**Source code of charts:**
-- begin --

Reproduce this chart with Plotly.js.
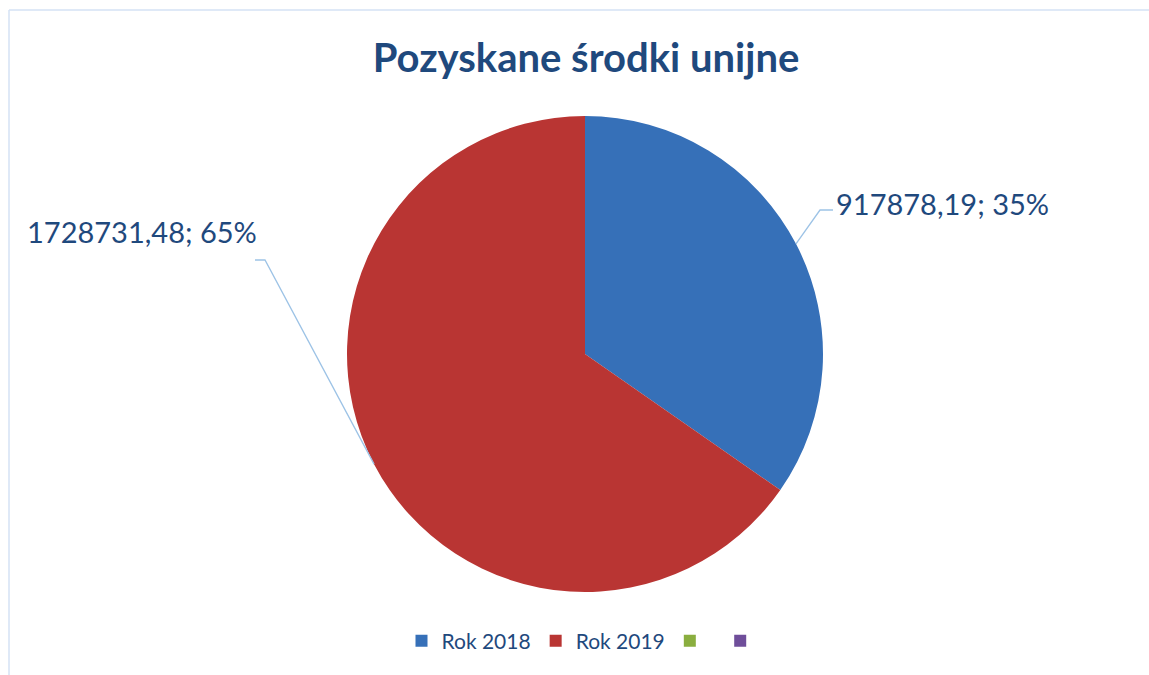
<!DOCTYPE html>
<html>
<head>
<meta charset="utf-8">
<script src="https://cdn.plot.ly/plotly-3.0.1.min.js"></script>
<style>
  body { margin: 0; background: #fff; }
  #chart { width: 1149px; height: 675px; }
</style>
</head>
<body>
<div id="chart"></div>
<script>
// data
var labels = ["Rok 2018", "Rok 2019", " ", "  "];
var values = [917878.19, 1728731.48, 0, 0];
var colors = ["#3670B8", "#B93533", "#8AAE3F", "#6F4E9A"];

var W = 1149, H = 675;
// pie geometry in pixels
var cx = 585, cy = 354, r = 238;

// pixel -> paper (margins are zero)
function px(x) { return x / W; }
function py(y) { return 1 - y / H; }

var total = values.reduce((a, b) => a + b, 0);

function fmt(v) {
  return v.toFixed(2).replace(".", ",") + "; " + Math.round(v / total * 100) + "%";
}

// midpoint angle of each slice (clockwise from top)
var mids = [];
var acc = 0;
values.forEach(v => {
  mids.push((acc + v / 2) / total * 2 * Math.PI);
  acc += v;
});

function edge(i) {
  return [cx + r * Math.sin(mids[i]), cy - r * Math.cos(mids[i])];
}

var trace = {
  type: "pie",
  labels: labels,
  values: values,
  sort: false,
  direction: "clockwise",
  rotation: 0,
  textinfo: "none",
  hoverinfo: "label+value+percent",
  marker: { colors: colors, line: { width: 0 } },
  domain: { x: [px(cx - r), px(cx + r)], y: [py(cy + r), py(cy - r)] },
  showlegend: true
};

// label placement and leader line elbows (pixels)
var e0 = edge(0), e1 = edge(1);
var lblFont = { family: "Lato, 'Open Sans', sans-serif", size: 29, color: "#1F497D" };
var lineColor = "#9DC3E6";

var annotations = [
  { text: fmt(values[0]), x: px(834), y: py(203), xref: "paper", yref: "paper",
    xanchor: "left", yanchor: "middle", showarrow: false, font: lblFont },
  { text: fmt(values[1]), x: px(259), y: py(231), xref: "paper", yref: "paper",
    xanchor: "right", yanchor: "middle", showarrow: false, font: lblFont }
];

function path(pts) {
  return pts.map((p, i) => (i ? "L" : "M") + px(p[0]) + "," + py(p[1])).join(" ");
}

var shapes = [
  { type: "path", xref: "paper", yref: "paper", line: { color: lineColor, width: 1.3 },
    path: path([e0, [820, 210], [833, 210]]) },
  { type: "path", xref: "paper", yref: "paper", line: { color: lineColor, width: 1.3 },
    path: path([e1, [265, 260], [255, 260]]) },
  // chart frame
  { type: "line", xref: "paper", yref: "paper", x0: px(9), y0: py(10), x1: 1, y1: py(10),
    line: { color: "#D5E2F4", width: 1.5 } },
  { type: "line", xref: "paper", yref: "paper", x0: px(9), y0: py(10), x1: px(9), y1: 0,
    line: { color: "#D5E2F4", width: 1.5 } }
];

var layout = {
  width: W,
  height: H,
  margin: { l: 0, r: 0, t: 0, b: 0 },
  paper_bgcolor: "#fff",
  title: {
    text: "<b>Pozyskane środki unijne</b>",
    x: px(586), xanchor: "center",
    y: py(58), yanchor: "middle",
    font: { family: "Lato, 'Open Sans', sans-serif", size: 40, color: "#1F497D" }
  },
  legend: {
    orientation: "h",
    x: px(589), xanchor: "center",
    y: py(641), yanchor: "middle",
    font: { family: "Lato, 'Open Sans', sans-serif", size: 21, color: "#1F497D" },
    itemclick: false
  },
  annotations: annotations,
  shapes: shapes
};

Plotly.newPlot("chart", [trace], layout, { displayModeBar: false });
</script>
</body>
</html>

-- end --
-- begin --

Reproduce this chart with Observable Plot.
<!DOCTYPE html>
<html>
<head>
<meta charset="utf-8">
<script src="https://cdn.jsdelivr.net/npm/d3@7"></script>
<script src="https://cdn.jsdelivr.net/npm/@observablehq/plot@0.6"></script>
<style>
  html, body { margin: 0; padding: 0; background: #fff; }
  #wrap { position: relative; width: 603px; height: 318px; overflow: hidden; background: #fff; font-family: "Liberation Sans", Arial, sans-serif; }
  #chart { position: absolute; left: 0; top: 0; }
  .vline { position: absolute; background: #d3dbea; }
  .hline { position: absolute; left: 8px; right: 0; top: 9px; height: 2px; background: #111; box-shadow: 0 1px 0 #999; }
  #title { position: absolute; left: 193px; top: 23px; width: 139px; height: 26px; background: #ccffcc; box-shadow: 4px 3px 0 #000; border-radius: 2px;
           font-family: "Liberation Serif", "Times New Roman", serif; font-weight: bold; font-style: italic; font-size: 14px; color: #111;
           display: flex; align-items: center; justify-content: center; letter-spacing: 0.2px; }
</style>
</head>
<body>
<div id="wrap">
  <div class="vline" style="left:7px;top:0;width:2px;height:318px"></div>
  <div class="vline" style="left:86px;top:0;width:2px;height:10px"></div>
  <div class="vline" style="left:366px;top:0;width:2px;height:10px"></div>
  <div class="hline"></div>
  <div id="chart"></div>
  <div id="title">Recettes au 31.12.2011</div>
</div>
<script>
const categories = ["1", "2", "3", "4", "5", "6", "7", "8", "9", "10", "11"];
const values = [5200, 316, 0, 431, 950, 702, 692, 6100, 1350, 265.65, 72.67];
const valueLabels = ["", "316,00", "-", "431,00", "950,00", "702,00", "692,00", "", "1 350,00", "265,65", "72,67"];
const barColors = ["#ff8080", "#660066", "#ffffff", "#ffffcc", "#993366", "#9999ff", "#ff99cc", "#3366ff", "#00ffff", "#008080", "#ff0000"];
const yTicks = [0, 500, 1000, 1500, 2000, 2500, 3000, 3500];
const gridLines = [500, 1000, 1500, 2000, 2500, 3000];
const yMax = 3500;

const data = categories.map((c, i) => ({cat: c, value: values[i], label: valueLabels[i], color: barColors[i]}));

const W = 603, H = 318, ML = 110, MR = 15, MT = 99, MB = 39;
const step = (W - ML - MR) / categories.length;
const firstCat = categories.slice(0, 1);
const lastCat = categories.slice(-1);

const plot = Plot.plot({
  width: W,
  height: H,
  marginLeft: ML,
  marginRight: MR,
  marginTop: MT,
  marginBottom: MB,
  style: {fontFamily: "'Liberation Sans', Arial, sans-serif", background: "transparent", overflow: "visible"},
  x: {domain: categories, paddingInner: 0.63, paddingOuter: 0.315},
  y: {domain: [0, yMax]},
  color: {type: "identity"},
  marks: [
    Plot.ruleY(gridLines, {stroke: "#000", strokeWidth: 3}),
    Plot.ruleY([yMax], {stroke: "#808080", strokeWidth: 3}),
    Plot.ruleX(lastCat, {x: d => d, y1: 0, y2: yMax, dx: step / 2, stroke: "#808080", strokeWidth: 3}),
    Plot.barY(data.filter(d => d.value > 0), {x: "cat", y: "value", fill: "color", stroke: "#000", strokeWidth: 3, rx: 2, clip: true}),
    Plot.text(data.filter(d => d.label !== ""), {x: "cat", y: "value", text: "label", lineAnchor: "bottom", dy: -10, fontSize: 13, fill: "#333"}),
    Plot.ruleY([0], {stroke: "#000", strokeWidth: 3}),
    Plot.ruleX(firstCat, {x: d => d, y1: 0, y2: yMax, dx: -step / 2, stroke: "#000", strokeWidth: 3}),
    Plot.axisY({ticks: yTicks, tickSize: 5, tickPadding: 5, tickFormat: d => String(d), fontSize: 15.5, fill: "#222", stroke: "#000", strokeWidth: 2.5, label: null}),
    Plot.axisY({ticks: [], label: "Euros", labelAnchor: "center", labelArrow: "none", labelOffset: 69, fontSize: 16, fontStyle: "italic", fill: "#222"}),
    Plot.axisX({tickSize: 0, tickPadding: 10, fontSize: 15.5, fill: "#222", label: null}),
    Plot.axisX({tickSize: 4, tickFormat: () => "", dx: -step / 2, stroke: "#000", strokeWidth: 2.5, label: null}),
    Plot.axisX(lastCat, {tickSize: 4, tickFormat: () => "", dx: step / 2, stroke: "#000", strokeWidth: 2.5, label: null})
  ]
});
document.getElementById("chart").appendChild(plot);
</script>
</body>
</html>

-- end --

**TASK PROMPT:**
Everything from the line with "Reproduce this chart with Plotly.js." down to the line with "var total = values.reduce((a, b)" in the data above should be copied exactly, with both end lines kept and the pictures left out.

**EXERCISE ANSWER:**
Reproduce this chart with Plotly.js.
<!DOCTYPE html>
<html>
<head>
<meta charset="utf-8">
<script src="https://cdn.plot.ly/plotly-3.0.1.min.js"></script>
<style>
  body { margin: 0; background: #fff; }
  #chart { width: 1149px; height: 675px; }
</style>
</head>
<body>
<div id="chart"></div>
<script>
// data
var labels = ["Rok 2018", "Rok 2019", " ", "  "];
var values = [917878.19, 1728731.48, 0, 0];
var colors = ["#3670B8", "#B93533", "#8AAE3F", "#6F4E9A"];

var W = 1149, H = 675;
// pie geometry in pixels
var cx = 585, cy = 354, r = 238;

// pixel -> paper (margins are zero)
function px(x) { return x / W; }
function py(y) { return 1 - y / H; }

var total = values.reduce((a, b) => a + b, 0);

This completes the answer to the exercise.